I second the suggestion to let go of expectations that will continue to hurt you.  Of course you do not deserve the treatment you have been given.  You deserve better, and the challenge now is to create your future with people who will give you better.  At present it is not your AC.  I have had to come to this realization, too.  I've found a couple of young adults close in age to my daughter who want my mentoring and enjoy having a reciprocal relationship with me.

I also found that I was making my daughter's story into my story, thereby reliving past hurts and the drama of her life.  My goal now is to move on and create my own story apart from hers.  Hope this helps.  Warm thoughts to you  :) 
228
Thanks for your reply, Pooh.  Yes, this daughter knows how to turn the tables to put the blame on someone else instead of taking responsibility for her part.  And she wasn't around when the threat was made, and of course the BF lied about it and later had to ask people whether what he said was in fact a threat.  So many layers to this drama...

The only reason I would like to keep the lines of communication open is because she calls me when things are bad with him, like last month one night when he was drunk and busting her things, and she called the cops (not the first time he has done that; he is a mean drunk). But I think she always knows we will help her if/when things go south with him.
229
First of all, warm greetings to Luise, who I feel I know already, from her wise and gentle posts.  I have read many forums but none as respectful and compassionate as this one.  Thank you for birthing this wonderful forum.  And thank you to the many posters who have given such helpful advice.  I have already read the Read Me First Articles and lots of posts, so here goes with my problem.

My 20 year old daughter moved out during the start of her senior year of HS to live with her controlling BF and his mom. DH and I have struggled to maintain a relationship with DD ever since.  Now DD has an apartment and moved him in, and she is taking a year off from college before she can retake a class.  She is a very hard worker, but struggles to stay ahead financially since the BF can't keep jobs or manage money.  In addition, DD's BF threatened my DH while drunk last year, causing DH to not have any more contact with the boyfriend.

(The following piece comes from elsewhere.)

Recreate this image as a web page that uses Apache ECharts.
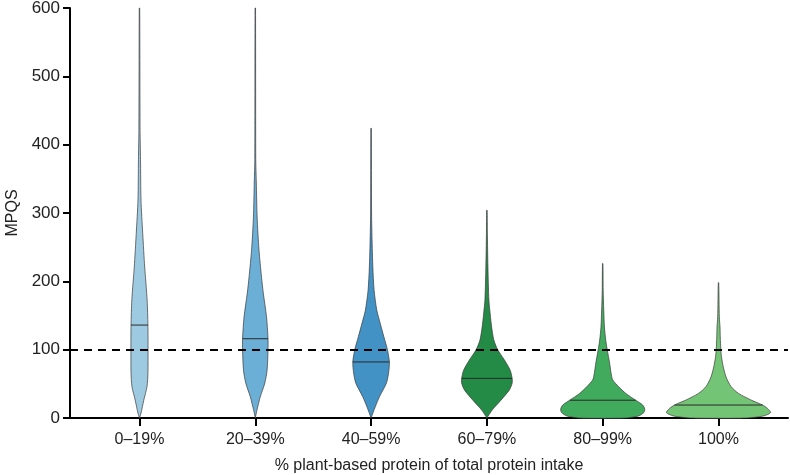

We found out recently that DD let her boyfriend drive her car (he has no license), so we made her get her own car insurance policy, which is expensive.  Also, she recently asked if we would cosign on a credit card for her and I said no.  These two recent issues have led to her treating us contemptuously, icy tone of voice or one word texts, or no response whatever.  My DH sent her a letter by mail indicating that we don't owe her anything and she should be grateful for all we have done for her in the past year, which he itemized in the letter (college costs, car repairs, new tires, furnishings for dorm room, totaling over $12,000). DH wrote that she was acting like a spoiled child.  I added that we love her and want a relationship with her when she can treat us with respect. We deserve better than this.

She sent back our letter with a note at the bottom indicating she wasn't mad about the two money issues (not cosigning and making her get a separate insurance policy), but she is now mad about the letter we sent, especially DH's statement that she lacks appreciation.

What to do, Wise Women?  Let it be?  Let her contact us when she is ready?  What if this letter is the catalyst for an estrangement?  How could I live with that?  On the other hand, I know we have been extremely generous to her and forgiving of her many hurtful behaviors over the past two years.  She can be warm and loving, but also manipulative in order to get her way with us.  Those manipulative days are over for me.

True confession: the last few weeks have been more peaceful for me, since I know for sure that she won't be coming to visit when she is in town every other weekend, rather than the unknowing and trying to plan special things to compete with and/or coordinate with the many events of his large extended family.

Thank you so much for any advice you can give me, Wise Women!